■ Task brief
Print exactly what the entries say, line by line, from the first line down to the one with "ax = fig.add_axes([0.15484, 0.11538, 0.8129, 0.85077])", inclusive.

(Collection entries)
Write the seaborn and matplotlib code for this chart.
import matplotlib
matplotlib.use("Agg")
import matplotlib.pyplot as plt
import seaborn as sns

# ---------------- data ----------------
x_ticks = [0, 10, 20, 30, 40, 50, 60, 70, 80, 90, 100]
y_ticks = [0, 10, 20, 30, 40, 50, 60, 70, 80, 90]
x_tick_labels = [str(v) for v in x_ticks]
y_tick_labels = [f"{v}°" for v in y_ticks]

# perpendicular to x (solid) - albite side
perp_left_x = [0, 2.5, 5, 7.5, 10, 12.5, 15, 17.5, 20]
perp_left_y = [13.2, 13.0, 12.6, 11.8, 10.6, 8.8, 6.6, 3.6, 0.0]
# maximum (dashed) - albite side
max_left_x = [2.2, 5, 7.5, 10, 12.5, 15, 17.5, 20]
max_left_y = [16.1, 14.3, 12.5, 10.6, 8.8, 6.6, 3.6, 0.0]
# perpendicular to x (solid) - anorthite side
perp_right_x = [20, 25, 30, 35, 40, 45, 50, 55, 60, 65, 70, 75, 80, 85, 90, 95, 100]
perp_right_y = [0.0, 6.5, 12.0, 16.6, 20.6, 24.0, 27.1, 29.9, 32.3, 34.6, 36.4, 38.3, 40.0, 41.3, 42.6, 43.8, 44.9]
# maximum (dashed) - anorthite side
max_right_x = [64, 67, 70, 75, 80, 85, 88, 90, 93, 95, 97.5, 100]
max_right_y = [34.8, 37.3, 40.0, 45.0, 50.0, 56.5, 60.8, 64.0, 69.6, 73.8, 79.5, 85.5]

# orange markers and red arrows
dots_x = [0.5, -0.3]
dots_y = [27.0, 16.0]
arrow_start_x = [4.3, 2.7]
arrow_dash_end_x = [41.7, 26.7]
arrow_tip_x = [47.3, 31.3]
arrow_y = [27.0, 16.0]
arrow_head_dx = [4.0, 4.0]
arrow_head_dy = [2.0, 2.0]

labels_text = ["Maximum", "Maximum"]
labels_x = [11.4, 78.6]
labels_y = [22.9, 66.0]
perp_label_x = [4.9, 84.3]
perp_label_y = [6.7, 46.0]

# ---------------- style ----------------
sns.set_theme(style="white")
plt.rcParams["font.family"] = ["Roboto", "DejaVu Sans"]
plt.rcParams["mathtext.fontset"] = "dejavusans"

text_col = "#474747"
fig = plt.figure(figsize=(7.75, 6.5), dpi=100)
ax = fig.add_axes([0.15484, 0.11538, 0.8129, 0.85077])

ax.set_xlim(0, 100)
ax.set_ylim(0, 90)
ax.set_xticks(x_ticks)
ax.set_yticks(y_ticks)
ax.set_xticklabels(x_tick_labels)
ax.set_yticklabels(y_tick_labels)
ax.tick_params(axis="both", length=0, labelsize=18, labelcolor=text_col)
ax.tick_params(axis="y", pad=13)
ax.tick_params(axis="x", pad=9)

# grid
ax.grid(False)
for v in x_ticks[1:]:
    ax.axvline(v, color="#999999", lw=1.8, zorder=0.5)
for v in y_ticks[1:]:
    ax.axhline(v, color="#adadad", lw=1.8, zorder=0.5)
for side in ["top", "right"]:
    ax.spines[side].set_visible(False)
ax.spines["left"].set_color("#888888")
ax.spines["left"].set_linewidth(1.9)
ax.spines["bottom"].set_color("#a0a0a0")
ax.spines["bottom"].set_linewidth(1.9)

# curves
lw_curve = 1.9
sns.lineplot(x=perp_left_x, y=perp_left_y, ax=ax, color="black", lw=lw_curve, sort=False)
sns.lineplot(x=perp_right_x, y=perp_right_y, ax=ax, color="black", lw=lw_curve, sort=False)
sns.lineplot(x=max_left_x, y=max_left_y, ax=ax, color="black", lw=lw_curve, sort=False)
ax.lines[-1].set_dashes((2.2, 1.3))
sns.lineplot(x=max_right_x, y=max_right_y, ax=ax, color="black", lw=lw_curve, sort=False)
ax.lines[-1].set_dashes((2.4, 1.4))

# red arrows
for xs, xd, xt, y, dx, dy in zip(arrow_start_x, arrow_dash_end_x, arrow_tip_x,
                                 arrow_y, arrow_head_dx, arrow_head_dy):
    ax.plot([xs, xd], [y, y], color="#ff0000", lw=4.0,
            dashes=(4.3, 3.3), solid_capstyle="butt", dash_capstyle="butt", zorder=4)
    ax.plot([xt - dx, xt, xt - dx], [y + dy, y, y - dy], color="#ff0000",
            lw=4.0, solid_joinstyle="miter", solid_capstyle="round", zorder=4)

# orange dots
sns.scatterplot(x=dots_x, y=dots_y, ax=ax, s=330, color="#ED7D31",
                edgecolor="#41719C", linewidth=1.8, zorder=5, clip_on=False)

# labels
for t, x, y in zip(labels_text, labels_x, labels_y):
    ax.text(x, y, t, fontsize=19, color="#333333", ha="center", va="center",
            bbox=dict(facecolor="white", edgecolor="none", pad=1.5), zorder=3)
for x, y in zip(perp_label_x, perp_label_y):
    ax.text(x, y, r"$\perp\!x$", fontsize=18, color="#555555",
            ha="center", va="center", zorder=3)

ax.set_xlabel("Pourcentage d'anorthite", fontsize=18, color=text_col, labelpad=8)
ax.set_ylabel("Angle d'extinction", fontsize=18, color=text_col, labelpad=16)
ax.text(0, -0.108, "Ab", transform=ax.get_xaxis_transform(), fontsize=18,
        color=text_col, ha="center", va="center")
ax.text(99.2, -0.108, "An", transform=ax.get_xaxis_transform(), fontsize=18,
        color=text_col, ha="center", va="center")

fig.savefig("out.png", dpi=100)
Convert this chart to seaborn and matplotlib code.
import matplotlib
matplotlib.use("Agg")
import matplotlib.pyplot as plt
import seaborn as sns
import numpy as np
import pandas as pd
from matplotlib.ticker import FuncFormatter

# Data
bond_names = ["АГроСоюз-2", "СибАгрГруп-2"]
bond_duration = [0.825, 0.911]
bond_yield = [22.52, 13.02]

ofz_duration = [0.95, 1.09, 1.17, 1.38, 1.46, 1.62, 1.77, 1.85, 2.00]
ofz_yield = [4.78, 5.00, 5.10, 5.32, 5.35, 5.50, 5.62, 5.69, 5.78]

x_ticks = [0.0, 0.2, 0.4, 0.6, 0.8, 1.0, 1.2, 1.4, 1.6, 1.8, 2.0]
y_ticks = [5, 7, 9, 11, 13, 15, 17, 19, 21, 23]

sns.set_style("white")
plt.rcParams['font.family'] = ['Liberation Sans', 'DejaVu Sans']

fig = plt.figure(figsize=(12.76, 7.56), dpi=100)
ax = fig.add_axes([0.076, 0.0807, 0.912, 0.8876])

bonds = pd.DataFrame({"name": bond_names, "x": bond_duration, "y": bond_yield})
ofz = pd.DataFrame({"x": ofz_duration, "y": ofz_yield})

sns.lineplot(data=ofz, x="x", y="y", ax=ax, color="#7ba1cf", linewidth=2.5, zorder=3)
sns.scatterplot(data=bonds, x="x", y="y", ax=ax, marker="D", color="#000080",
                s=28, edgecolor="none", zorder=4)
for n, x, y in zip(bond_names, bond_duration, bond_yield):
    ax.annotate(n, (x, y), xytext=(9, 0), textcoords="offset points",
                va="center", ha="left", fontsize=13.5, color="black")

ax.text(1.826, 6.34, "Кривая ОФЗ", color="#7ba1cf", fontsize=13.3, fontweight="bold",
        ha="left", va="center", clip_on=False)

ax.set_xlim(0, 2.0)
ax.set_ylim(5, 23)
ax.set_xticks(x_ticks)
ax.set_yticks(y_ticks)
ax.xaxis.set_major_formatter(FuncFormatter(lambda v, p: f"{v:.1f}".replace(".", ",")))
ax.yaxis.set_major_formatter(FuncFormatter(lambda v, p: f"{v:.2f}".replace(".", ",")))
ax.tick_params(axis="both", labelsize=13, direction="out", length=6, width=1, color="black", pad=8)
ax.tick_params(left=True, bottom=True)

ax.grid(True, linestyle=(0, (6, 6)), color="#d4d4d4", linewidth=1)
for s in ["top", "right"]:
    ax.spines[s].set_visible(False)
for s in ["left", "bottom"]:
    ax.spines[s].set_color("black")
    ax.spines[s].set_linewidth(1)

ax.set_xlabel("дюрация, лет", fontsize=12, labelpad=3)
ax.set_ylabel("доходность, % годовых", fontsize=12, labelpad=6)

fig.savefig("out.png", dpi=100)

■ The solution
Write the seaborn and matplotlib code for this chart.
import matplotlib
matplotlib.use("Agg")
import matplotlib.pyplot as plt
import seaborn as sns

# ---------------- data ----------------
x_ticks = [0, 10, 20, 30, 40, 50, 60, 70, 80, 90, 100]
y_ticks = [0, 10, 20, 30, 40, 50, 60, 70, 80, 90]
x_tick_labels = [str(v) for v in x_ticks]
y_tick_labels = [f"{v}°" for v in y_ticks]

# perpendicular to x (solid) - albite side
perp_left_x = [0, 2.5, 5, 7.5, 10, 12.5, 15, 17.5, 20]
perp_left_y = [13.2, 13.0, 12.6, 11.8, 10.6, 8.8, 6.6, 3.6, 0.0]
# maximum (dashed) - albite side
max_left_x = [2.2, 5, 7.5, 10, 12.5, 15, 17.5, 20]
max_left_y = [16.1, 14.3, 12.5, 10.6, 8.8, 6.6, 3.6, 0.0]
# perpendicular to x (solid) - anorthite side
perp_right_x = [20, 25, 30, 35, 40, 45, 50, 55, 60, 65, 70, 75, 80, 85, 90, 95, 100]
perp_right_y = [0.0, 6.5, 12.0, 16.6, 20.6, 24.0, 27.1, 29.9, 32.3, 34.6, 36.4, 38.3, 40.0, 41.3, 42.6, 43.8, 44.9]
# maximum (dashed) - anorthite side
max_right_x = [64, 67, 70, 75, 80, 85, 88, 90, 93, 95, 97.5, 100]
max_right_y = [34.8, 37.3, 40.0, 45.0, 50.0, 56.5, 60.8, 64.0, 69.6, 73.8, 79.5, 85.5]

# orange markers and red arrows
dots_x = [0.5, -0.3]
dots_y = [27.0, 16.0]
arrow_start_x = [4.3, 2.7]
arrow_dash_end_x = [41.7, 26.7]
arrow_tip_x = [47.3, 31.3]
arrow_y = [27.0, 16.0]
arrow_head_dx = [4.0, 4.0]
arrow_head_dy = [2.0, 2.0]

labels_text = ["Maximum", "Maximum"]
labels_x = [11.4, 78.6]
labels_y = [22.9, 66.0]
perp_label_x = [4.9, 84.3]
perp_label_y = [6.7, 46.0]

# ---------------- style ----------------
sns.set_theme(style="white")
plt.rcParams["font.family"] = ["Roboto", "DejaVu Sans"]
plt.rcParams["mathtext.fontset"] = "dejavusans"

text_col = "#474747"
fig = plt.figure(figsize=(7.75, 6.5), dpi=100)
ax = fig.add_axes([0.15484, 0.11538, 0.8129, 0.85077])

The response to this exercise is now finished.